Maybe it’s time to take drone racing seriously as a sport
Kellen Malstrom, head of China for Drone Racing League (DRL), said that the sport he represents started gathering followers about seven years ago, and grew digitally mainly via YouTube and message boards. One reason the sport has gained popularity so swiftly in China is that the market skipped over a lot of traditional, linear sports [this also explains the growth of esports in China] and its largely digital presence.
Brands too have taken an interest in the sport due to highly engaged fans and a niche audience of 15-25 year-olds—a typically tricky market to reach. “When you think about traditional sports broadcast and the way things have been done for 50 years, it’s been extremely buttoned-up, formal, and professional,” said Malstrom. “But what’s rewarded digitally is authenticity. What works online is that people will watch a feed for four hours, just hanging out with fans and talking about the game.” Some brands that have struck partnerships with DRL include Swatch and Amazon Prime Video, and this list could expand rapidly in the next few years.

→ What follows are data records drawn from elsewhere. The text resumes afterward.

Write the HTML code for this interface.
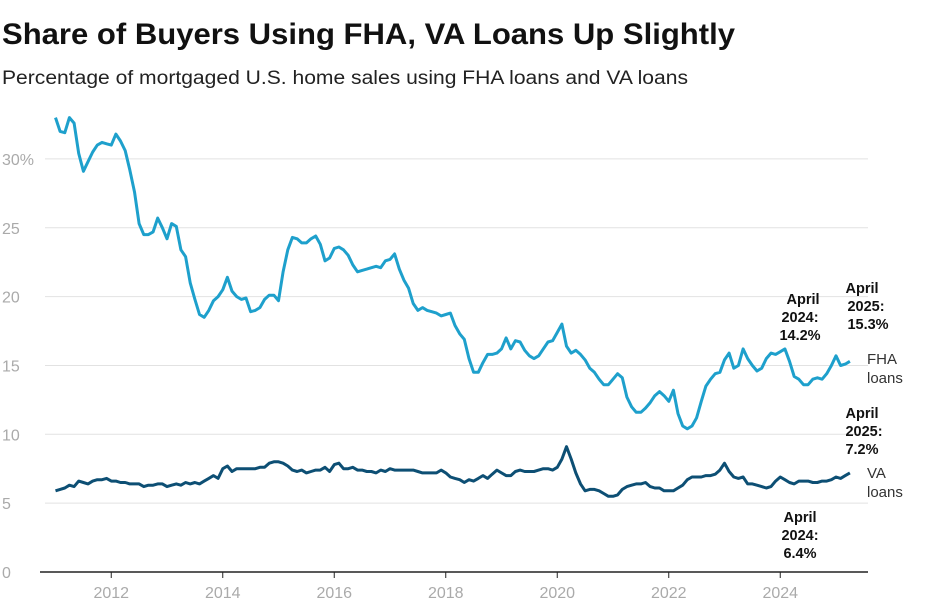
<!DOCTYPE html>
<html><head><meta charset="utf-8"><style>
body{margin:0;background:#fff;font-family:"Liberation Sans",sans-serif;}
svg text{font-family:"Liberation Sans",sans-serif;}
</style></head><body>
<svg width="943" height="606">
<text x="2" y="44" font-size="30" font-weight="bold" fill="#111" textLength="733" lengthAdjust="spacingAndGlyphs">Share of Buyers Using FHA, VA Loans Up Slightly</text>
<text x="2" y="84" font-size="19" fill="#222" textLength="686" lengthAdjust="spacingAndGlyphs">Percentage of mortgaged U.S. home sales using FHA loans and VA loans</text>
<g id="grid"></g><g id="xaxis"></g><g id="lines"></g>
<g font-size="14.5" font-weight="bold" fill="#111" text-anchor="middle">
<text x="803" y="304"><tspan x="803">April</tspan><tspan x="800" dy="18">2024:</tspan><tspan x="800" dy="18">14.2%</tspan></text>
<text x="868" y="293"><tspan x="862">April</tspan><tspan x="866" dy="18">2025:</tspan><tspan x="868" dy="18">15.3%</tspan></text>
<text x="862" y="418"><tspan x="862">April</tspan><tspan x="864" dy="18">2025:</tspan><tspan x="862" dy="18">7.2%</tspan></text>
<text x="800" y="522"><tspan x="800">April</tspan><tspan x="800" dy="18">2024:</tspan><tspan x="800" dy="18">6.4%</tspan></text>
</g>
<g font-size="15" fill="#333">
<text x="867" y="364"><tspan x="867">FHA</tspan><tspan x="867" dy="19">loans</tspan></text>
<text x="867" y="478"><tspan x="867">VA</tspan><tspan x="867" dy="19">loans</tspan></text>
</g>
</svg>
<script>
const yTicks=[0,5,10,15,20,25,30];
const yTickLabels=["0","5","10","15","20","25","30%"];
const xTicks=[2012,2014,2016,2018,2020,2022,2024];
const startYear=2011;
const fha=[33.0,32.0,31.9,33.0,32.6,30.4,29.1,29.8,30.5,31.0,31.2,31.1,
31.0,31.8,31.3,30.6,29.2,27.6,25.3,24.5,24.5,24.7,25.7,25.0,
24.2,25.3,25.1,23.4,22.9,21.0,19.8,18.7,18.5,19.0,19.7,20.0,
20.5,21.4,20.4,20.0,19.8,19.9,18.9,19.0,19.2,19.8,20.1,20.1,
19.7,21.8,23.4,24.3,24.2,23.9,23.9,24.2,24.4,23.8,22.6,22.8,
23.5,23.6,23.4,23.0,22.3,21.8,21.9,22.0,22.1,22.2,22.1,22.6,
22.7,23.1,22.0,21.2,20.6,19.5,19.0,19.2,19.0,18.9,18.8,18.6,
18.7,18.8,17.9,17.3,16.9,15.5,14.5,14.5,15.2,15.8,15.8,15.9,
16.2,17.0,16.2,16.8,16.7,16.1,15.7,15.5,15.7,16.2,16.7,16.8,
17.4,18.0,16.4,15.9,16.1,15.8,15.4,14.8,14.5,14.0,13.6,13.6,
14.0,14.4,14.1,12.7,12.0,11.6,11.6,11.9,12.3,12.8,13.1,12.8,
12.4,13.2,11.5,10.6,10.4,10.6,11.2,12.4,13.5,14.0,14.4,14.5,
15.4,15.9,14.8,15.0,16.2,15.5,15.0,14.6,14.8,15.5,15.9,15.8,
16.0,16.2,15.3,14.2,14.0,13.6,13.6,14.0,14.1,14.0,14.4,15.0,
15.7,15.0,15.1,15.3];
const va=[5.9,6.0,6.1,6.3,6.2,6.6,6.5,6.4,6.6,6.7,6.7,6.8,
6.6,6.6,6.5,6.5,6.4,6.4,6.4,6.2,6.3,6.3,6.4,6.4,
6.2,6.3,6.4,6.3,6.5,6.4,6.5,6.4,6.6,6.8,7.0,6.8,
7.5,7.7,7.3,7.5,7.5,7.5,7.5,7.5,7.6,7.6,7.9,8.0,
8.0,7.9,7.7,7.4,7.3,7.4,7.2,7.3,7.4,7.4,7.6,7.3,
7.8,7.9,7.5,7.5,7.6,7.4,7.4,7.3,7.3,7.2,7.4,7.3,
7.5,7.4,7.4,7.4,7.4,7.4,7.3,7.2,7.2,7.2,7.2,7.4,
7.2,6.9,6.8,6.7,6.5,6.7,6.6,6.8,7.0,6.8,7.1,7.4,
7.2,7.0,7.0,7.3,7.4,7.3,7.3,7.3,7.4,7.5,7.5,7.4,
7.6,8.2,9.1,8.2,7.2,6.4,5.9,6.0,6.0,5.9,5.7,5.5,
5.5,5.6,6.0,6.2,6.3,6.4,6.4,6.5,6.2,6.1,6.1,5.9,
5.9,5.9,6.1,6.3,6.7,6.9,6.9,6.9,7.0,7.0,7.1,7.4,
7.9,7.3,6.9,6.8,6.9,6.4,6.4,6.3,6.2,6.1,6.2,6.6,
6.9,6.7,6.5,6.4,6.6,6.6,6.6,6.5,6.5,6.6,6.6,6.7,
6.9,6.8,7.0,7.2];
const NS="http://www.w3.org/2000/svg";
const y=v=>572-v*13.77;
const x=t=>55.5+(t-startYear)*55.75;
const xm=i=>x(startYear+i/12);
const grid=document.getElementById('grid');
yTicks.forEach((t,i)=>{
const l=document.createElementNS(NS,'line');
l.setAttribute('x1',t===0?40:45);l.setAttribute('x2',868);
l.setAttribute('y1',y(t));l.setAttribute('y2',y(t));
l.setAttribute('stroke',t===0?'#222':'#e2e2e2');l.setAttribute('stroke-width',t===0?1.5:1);


grid.appendChild(l);
const tx=document.createElementNS(NS,'text');
tx.setAttribute('x',2);tx.setAttribute('y',y(t)+6);
tx.setAttribute('font-size','16');tx.setAttribute('fill','#aaa');
tx.textContent=yTickLabels[i];


grid.appendChild(tx);
});
const xa=document.getElementById('xaxis');
xTicks.forEach(t=>{
const tx=document.createElementNS(NS,'text');
tx.setAttribute('x',x(t));tx.setAttribute('y',598);
tx.setAttribute('font-size','16');tx.setAttribute('fill','#aaa');tx.setAttribute('text-anchor','middle');
tx.textContent=t;


xa.appendChild(tx);
const tk=document.createElementNS(NS,'line');
tk.setAttribute('x1',x(t));tk.setAttribute('x2',x(t));tk.setAttribute('y1',572);tk.setAttribute('y2',578);
tk.setAttribute('stroke','#222');


xa.appendChild(tk);
});
const lines=document.getElementById('lines');
function draw(arr,color,name){
const p=document.createElementNS(NS,'path');
p.setAttribute('d',arr.map((v,i)=>(i?'L':'M')+xm(i).toFixed(1)+','+y(v).toFixed(1)).join(''));
p.setAttribute('fill','none');p.setAttribute('stroke',color);p.setAttribute('stroke-width','3');
p.setAttribute('stroke-linejoin','round');


lines.appendChild(p);
}
draw(fha,'#1ea0cc','fha-line');
draw(va,'#0d4f74','va-line');
</script>
</body></html>
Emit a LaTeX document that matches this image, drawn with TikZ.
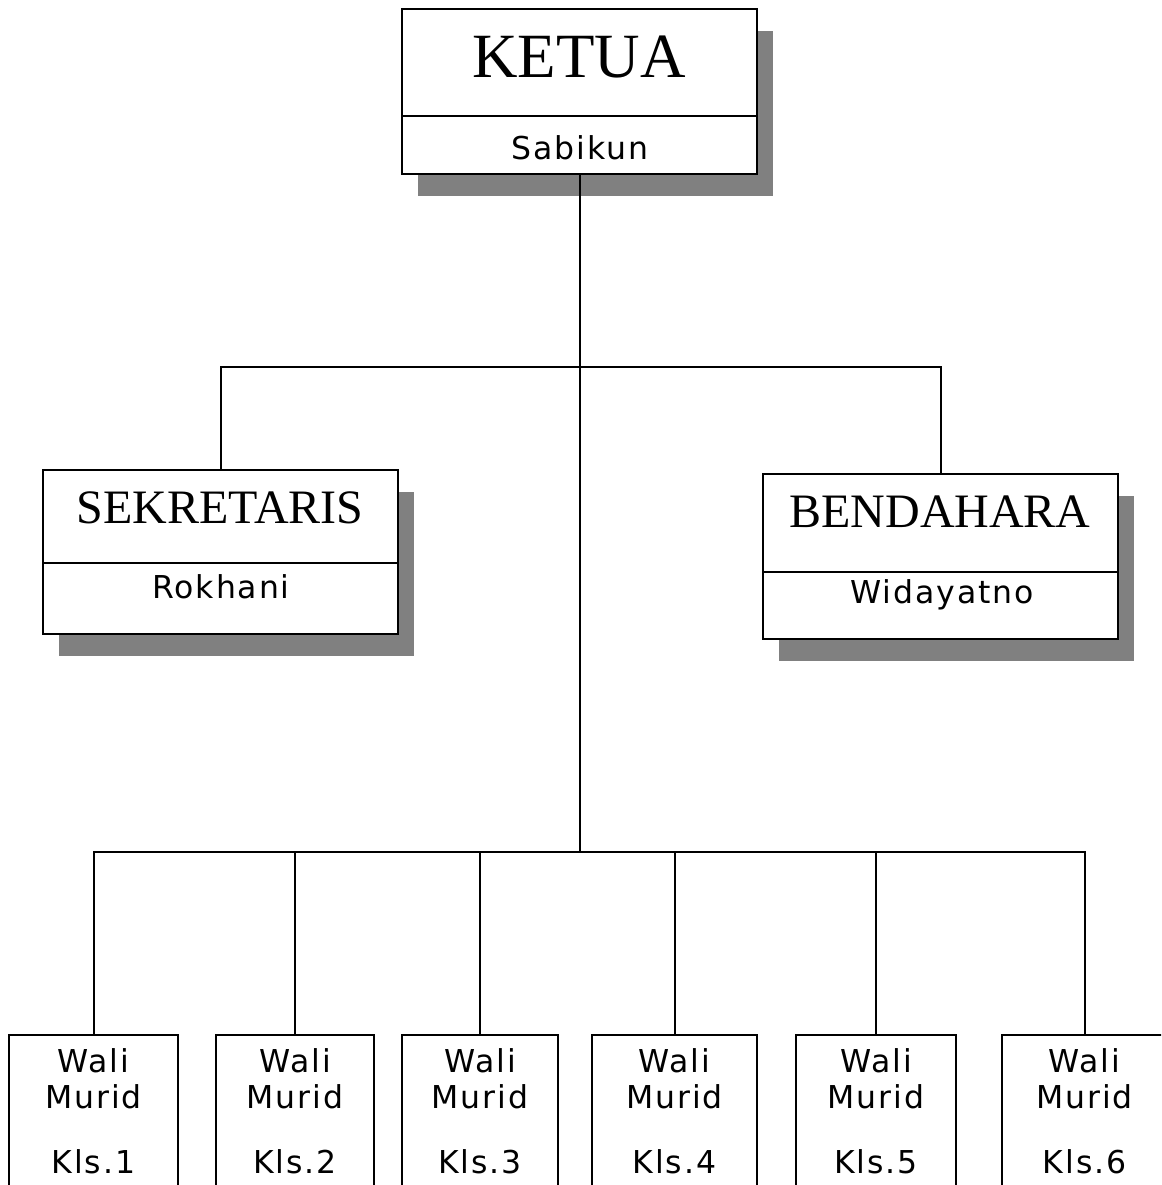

Direct engagement with fans brings results
China utilises social media like no other market, and marketers chimed in on using various platforms to connect directly with fans. For instance, NFL signed on an exclusive broadcast deal with Tencent three years ago, and the platform now serves as a home for NFL fans in China. “A turning point for us was leveraging social media and directly engaging with fans, allowing them to let us know what we’re doing right—and they certainly let us know what we’re doing wrong,” said Hsiao.
Another instance is the popularity of Kobe Bryant in China [see below]. One reason he’s perceived as something of a demigod in the market is his direct connection with Chinese fans via social media.
“Kobe Bryant used to do TVCs but now with social media, he has daily conversations with his fans,” said Cate Zhou, senior director of strategy at Mailman Group. One way he does this is via a series called ‘Hello Kobe’ where fans ask questions and he serves as a life coach. Through the series, brands have also signed on to integrate with the content.
Chinese fans are still obsessed with Kobe
Despite retiring from basketball three years ago, American Kobe Bryant is the centre of fan mania that has rippled through China in the last decade. He has consistently ranked first in terms of shirt sales in China, and his post-retirement #KB20 hashtag scored over a billion reads on Weibo. He is also currently the most followed international athlete on Weibo.
Zhou, who manages Bryant in China and is a self-admitted Bryant evangelist herself, said that the reason Chinese fans resonate so deeply with Bryant’s persona and brand is his ability to “rise above his difficulties”, a quality that they aspire to. “His work ethic and Mamba mentality goes beyond the court. A lot of fans here, in fact, first know Kobe as an athlete before even following the sport,” said Zhou. He may not be active on the court anymore, but in China, Bryant is both the MVP (most valuable player) and the GOAT (greatest of all time).